Un sacerdote me informa de que la mies ha dejado de ser mucha. Al menos la mies practicante. Sustenta su criterio con un dato: de las casi 90 personas fallecidas desde enero en su término parroquial, apenas una decena pidió la unción de enfermos. Como lo acabo de conocer su diagnóstico no es la confidencia hecha a un amigo, sino una reflexión en voz alta. Es decir, no me hace partícipe de un secreto, sino de una conclusión: la de que hay mucha gente que se muere por lo civil.

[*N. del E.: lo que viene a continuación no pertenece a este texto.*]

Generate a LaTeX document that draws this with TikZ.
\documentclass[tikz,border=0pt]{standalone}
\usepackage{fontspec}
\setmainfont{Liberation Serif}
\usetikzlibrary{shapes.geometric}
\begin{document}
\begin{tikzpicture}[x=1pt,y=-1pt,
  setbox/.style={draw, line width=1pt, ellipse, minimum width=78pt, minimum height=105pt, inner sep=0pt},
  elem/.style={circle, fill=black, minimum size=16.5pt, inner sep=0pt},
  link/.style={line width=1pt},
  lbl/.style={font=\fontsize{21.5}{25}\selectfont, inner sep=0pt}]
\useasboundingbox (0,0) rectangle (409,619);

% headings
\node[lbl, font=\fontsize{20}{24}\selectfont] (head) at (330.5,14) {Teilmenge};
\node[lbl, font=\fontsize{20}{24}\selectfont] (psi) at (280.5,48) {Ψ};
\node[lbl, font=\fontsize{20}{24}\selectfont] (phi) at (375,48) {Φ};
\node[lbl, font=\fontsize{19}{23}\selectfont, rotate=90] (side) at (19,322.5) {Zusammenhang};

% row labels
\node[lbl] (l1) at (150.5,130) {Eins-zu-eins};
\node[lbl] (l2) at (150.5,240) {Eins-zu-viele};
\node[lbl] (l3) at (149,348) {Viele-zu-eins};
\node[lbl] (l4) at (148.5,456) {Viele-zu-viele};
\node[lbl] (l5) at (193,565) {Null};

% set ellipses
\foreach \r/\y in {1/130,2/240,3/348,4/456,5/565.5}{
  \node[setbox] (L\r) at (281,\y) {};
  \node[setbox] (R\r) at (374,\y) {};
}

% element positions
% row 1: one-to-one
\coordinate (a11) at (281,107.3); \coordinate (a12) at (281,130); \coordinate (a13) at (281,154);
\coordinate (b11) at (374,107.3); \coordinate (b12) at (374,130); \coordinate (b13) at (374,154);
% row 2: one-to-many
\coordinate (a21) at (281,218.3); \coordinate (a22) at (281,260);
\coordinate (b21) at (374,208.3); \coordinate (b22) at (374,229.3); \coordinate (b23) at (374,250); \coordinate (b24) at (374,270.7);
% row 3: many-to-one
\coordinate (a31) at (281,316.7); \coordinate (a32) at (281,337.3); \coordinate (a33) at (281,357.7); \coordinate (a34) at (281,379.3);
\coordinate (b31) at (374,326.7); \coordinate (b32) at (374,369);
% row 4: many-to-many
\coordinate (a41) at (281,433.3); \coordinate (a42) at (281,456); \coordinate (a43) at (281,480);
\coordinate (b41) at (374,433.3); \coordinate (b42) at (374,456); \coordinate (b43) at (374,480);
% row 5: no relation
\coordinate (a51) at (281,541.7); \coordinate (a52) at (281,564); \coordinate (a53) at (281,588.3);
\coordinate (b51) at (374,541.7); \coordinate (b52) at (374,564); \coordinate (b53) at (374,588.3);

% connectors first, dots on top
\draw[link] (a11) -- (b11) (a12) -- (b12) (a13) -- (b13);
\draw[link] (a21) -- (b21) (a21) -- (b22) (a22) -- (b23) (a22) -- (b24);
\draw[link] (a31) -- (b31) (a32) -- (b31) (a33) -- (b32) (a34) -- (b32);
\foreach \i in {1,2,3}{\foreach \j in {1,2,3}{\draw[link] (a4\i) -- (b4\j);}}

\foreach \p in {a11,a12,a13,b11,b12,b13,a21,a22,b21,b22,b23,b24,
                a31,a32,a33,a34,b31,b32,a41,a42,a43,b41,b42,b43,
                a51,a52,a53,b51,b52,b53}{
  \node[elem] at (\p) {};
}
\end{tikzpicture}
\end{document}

Morir por lo civil es como escuchar a Chopin mientras lees por cuarta vez la carta en la que tu chica te informa de que te deja: un acto de melancolía. La melancolía requiere un ánimo perdedor, una predisposición fatalista, de manera que el melancólico, en lugar de salir en busca de la chica acepta que ésta le pida que salga, no sólo de su vida, sino también del piso que comparten, pues la jurisprudencia aclara que la mujer que le dice al marido que necesita su espacio termina quedándose con la vivienda. 
El melancólico que muere por lo civil tiene mucho de oveja perdida, por eso el cura que lamenta la escasez de mies no desfallece, pues sabe que no es el pastor el que necesita a la oveja prófuga, sino la oveja al pastor perseverante. Con las 99 que le quedan el pastor tiene la vida resuelta, pero es consciente de que, sin su presencia, la oveja es el aperitivo del lobo. Por eso, en el mensaje de la parábola, junto al contento del buen pastor por encontrar a la descarriada, subyace también la alegría de la oveja perdida. Más que nada porque regresa al aprisco en primera clase: en los hombros de Dios.